**MATERIAL PROVIDED**
## start

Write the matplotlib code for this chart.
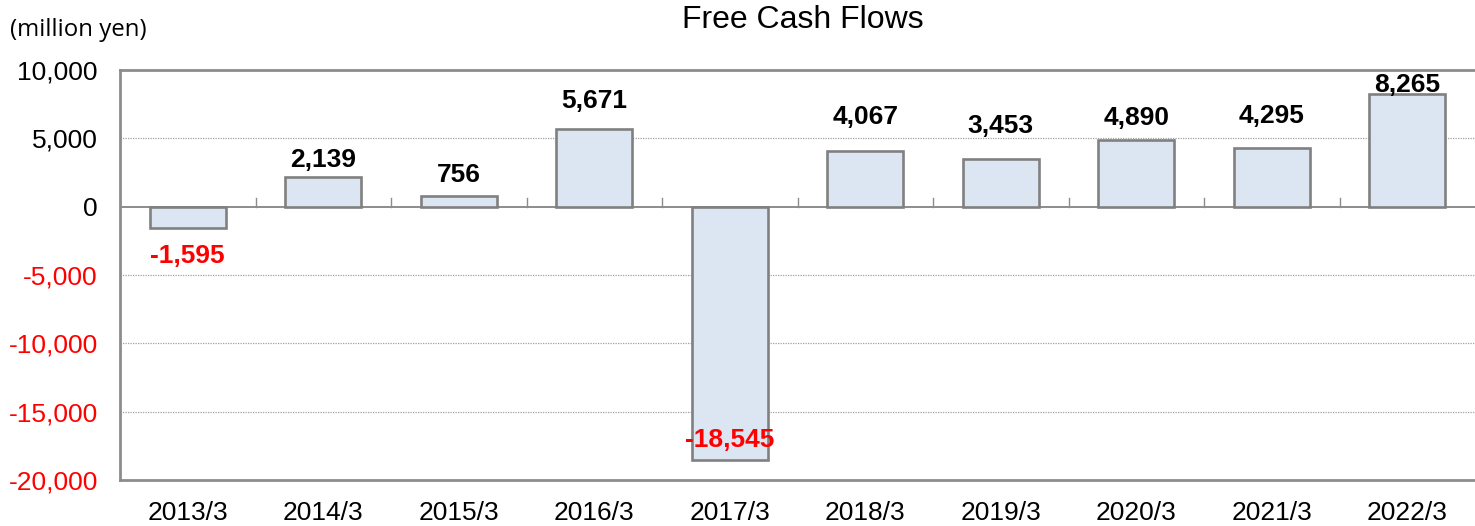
import matplotlib
matplotlib.use("Agg")
import matplotlib.pyplot as plt
import numpy as np

categories = ["2013/3", "2014/3", "2015/3", "2016/3", "2017/3",
              "2018/3", "2019/3", "2020/3", "2021/3", "2022/3"]
values = [-1595, 2139, 756, 5671, -18545, 4067, 3453, 4890, 4295, 8265]
yticks = [-20000, -15000, -10000, -5000, 0, 5000, 10000]

# label baseline offsets from the bar end (pixels, + = up), as placed in the original
label_offset_px = [-35, 10, 14, 21, 13.5, 27, 26, 15, 25, 2]

plt.rcParams['font.family'] = ['Liberation Sans', 'DejaVu Sans']

DPI = 100
fig = plt.figure(figsize=(14.75, 5.26), dpi=DPI)
ax = fig.add_axes([120/1475, 1 - 480/526, 1 - 120/1475, (480-70)/526])

x = np.arange(len(categories))
ax.bar(x, values, width=0.56, color="#DCE6F2", edgecolor="#808080", linewidth=1.9, zorder=3)

ax.set_xlim(-0.5, len(categories) - 0.5)
ymin, ymax = -20000, 10000
ax.set_ylim(ymin, ymax)

# grid lines
for t in yticks:
    if t not in (0, ymax, ymin):
        ax.axhline(t, color="#A0A0A0", linestyle=(0, (1, 1)), linewidth=0.9, zorder=1)
# zero line
ax.axhline(0, color="#8C8C8C", linewidth=1.4, zorder=2)
# category boundary ticks on zero line
for b in np.arange(0.5, len(categories) - 0.5, 1.0):
    ax.plot([b, b], [0, 600], color="#8C8C8C", linewidth=1.0, zorder=2)

ax.set_yticks(yticks)
ax.set_yticklabels([f"{t:,}" for t in yticks], fontsize=19)
for lbl, t in zip(ax.get_yticklabels(), yticks):
    lbl.set_color("red" if t < 0 else "black")
ax.tick_params(axis='y', length=0, pad=16)
ax.set_xticks(x)
ax.set_xticklabels(categories, fontsize=19)
ax.tick_params(axis='x', length=0, pad=15)

for s in ["left", "top", "bottom"]:
    ax.spines[s].set_color("#8C8C8C")
    ax.spines[s].set_linewidth(2.0)
ax.spines["right"].set_visible(False)

for xi, v, off in zip(x, values, label_offset_px):
    ax.annotate(f"{v:,}", (xi, v), xytext=(0, off * 72 / DPI), textcoords="offset points",
                ha="center", va="baseline", fontsize=19, fontweight="bold",
                color="red" if v < 0 else "black", zorder=4)

fig.text(803/1475, 1 - 20/526, "Free Cash Flows", ha="center", va="center", fontsize=23)
fig.text(10/1475, 1 - 30/526, "(million yen)", ha="left", va="center", fontsize=17.3,
         family=["Open Sans", "DejaVu Sans"])

fig.savefig("out.png", dpi=DPI)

## end

**EXERCISE INSTRUCTIONS**
Skip every picture and return the lines above from the top through the one that contains "yticks = [-20000, -15000, -10000, -5000, 0, 5000, 10000]".

**ANSWER BELOW**
Write the matplotlib code for this chart.
import matplotlib
matplotlib.use("Agg")
import matplotlib.pyplot as plt
import numpy as np

categories = ["2013/3", "2014/3", "2015/3", "2016/3", "2017/3",
              "2018/3", "2019/3", "2020/3", "2021/3", "2022/3"]
values = [-1595, 2139, 756, 5671, -18545, 4067, 3453, 4890, 4295, 8265]
yticks = [-20000, -15000, -10000, -5000, 0, 5000, 10000]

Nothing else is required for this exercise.